» Data for this exercise
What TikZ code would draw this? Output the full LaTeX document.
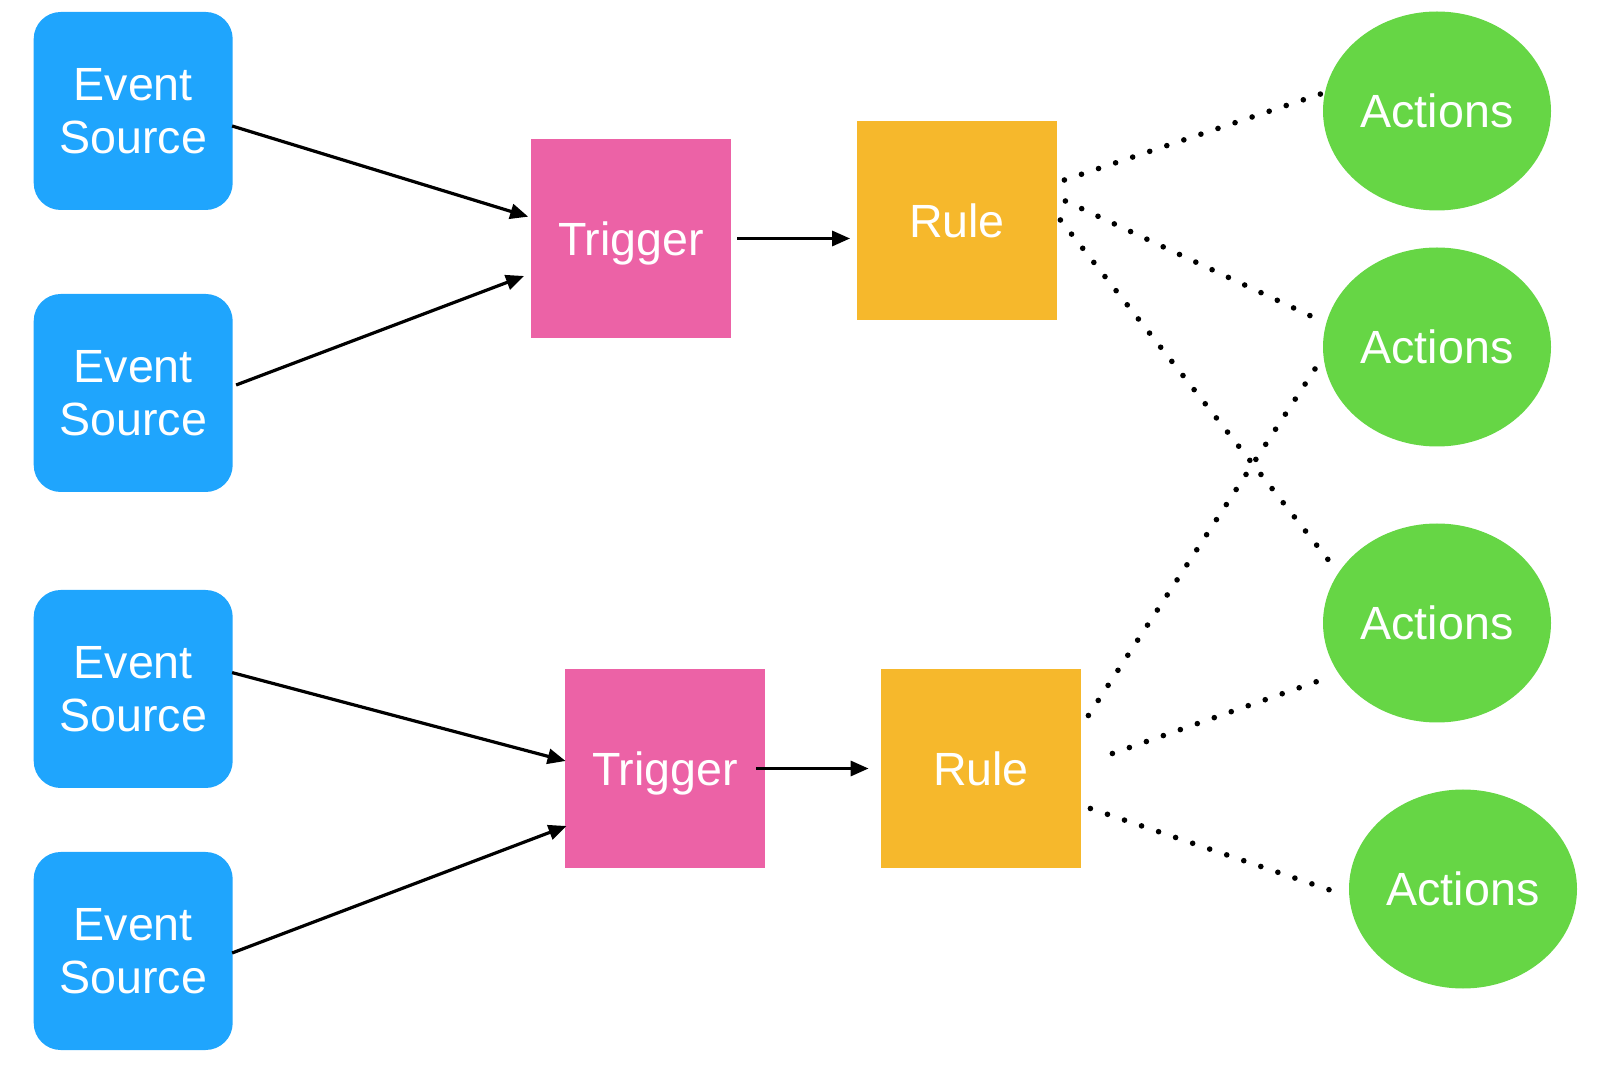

--

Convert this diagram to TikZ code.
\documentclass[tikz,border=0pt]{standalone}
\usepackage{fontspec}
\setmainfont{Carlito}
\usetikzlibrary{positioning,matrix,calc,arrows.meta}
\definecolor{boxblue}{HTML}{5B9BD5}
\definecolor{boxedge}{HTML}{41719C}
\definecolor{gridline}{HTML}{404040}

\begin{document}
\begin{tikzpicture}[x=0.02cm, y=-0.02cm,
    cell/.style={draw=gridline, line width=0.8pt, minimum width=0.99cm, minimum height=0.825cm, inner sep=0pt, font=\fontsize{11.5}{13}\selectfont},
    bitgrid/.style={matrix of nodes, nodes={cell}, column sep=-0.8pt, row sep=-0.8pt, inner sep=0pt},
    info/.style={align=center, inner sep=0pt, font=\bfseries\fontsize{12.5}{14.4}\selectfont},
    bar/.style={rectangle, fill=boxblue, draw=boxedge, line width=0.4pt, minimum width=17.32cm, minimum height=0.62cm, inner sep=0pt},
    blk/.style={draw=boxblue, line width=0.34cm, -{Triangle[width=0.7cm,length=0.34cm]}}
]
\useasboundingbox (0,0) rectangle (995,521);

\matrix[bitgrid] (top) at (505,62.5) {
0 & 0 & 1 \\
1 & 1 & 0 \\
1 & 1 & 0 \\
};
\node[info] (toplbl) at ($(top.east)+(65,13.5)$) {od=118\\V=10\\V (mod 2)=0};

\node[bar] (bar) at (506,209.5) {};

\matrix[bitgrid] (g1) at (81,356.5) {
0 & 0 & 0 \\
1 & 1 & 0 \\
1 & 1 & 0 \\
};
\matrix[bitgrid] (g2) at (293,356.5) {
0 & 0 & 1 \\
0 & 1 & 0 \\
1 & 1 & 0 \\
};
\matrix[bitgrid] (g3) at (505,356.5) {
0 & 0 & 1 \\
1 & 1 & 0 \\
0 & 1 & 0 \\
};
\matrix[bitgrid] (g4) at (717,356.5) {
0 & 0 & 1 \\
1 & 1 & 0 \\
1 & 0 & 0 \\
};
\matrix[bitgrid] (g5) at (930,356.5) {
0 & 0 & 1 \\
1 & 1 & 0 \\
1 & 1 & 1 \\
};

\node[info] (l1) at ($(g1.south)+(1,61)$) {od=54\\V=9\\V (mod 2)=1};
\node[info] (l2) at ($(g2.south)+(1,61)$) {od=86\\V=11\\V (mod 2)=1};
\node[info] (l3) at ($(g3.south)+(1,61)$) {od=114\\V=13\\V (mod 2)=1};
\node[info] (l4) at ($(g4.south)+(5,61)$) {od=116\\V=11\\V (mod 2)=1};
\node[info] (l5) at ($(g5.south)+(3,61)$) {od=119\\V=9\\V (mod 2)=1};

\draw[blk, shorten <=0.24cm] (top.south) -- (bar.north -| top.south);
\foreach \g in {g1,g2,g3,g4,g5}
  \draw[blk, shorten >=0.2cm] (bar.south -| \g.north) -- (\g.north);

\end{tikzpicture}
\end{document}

» Set exercise
The lines to transcribe begin at the line with "Convert this diagram to TikZ code." and end at the line with "(bar) at (506,209.5)"; copy them exactly, both ends included.

» Task output
Convert this diagram to TikZ code.
\documentclass[tikz,border=0pt]{standalone}
\usepackage{fontspec}
\setmainfont{Carlito}
\usetikzlibrary{positioning,matrix,calc,arrows.meta}
\definecolor{boxblue}{HTML}{5B9BD5}
\definecolor{boxedge}{HTML}{41719C}
\definecolor{gridline}{HTML}{404040}

\begin{document}
\begin{tikzpicture}[x=0.02cm, y=-0.02cm,
    cell/.style={draw=gridline, line width=0.8pt, minimum width=0.99cm, minimum height=0.825cm, inner sep=0pt, font=\fontsize{11.5}{13}\selectfont},
    bitgrid/.style={matrix of nodes, nodes={cell}, column sep=-0.8pt, row sep=-0.8pt, inner sep=0pt},
    info/.style={align=center, inner sep=0pt, font=\bfseries\fontsize{12.5}{14.4}\selectfont},
    bar/.style={rectangle, fill=boxblue, draw=boxedge, line width=0.4pt, minimum width=17.32cm, minimum height=0.62cm, inner sep=0pt},
    blk/.style={draw=boxblue, line width=0.34cm, -{Triangle[width=0.7cm,length=0.34cm]}}
]
\useasboundingbox (0,0) rectangle (995,521);

\matrix[bitgrid] (top) at (505,62.5) {
0 & 0 & 1 \\
1 & 1 & 0 \\
1 & 1 & 0 \\
};
\node[info] (toplbl) at ($(top.east)+(65,13.5)$) {od=118\\V=10\\V (mod 2)=0};

\node[bar] (bar) at (506,209.5) {};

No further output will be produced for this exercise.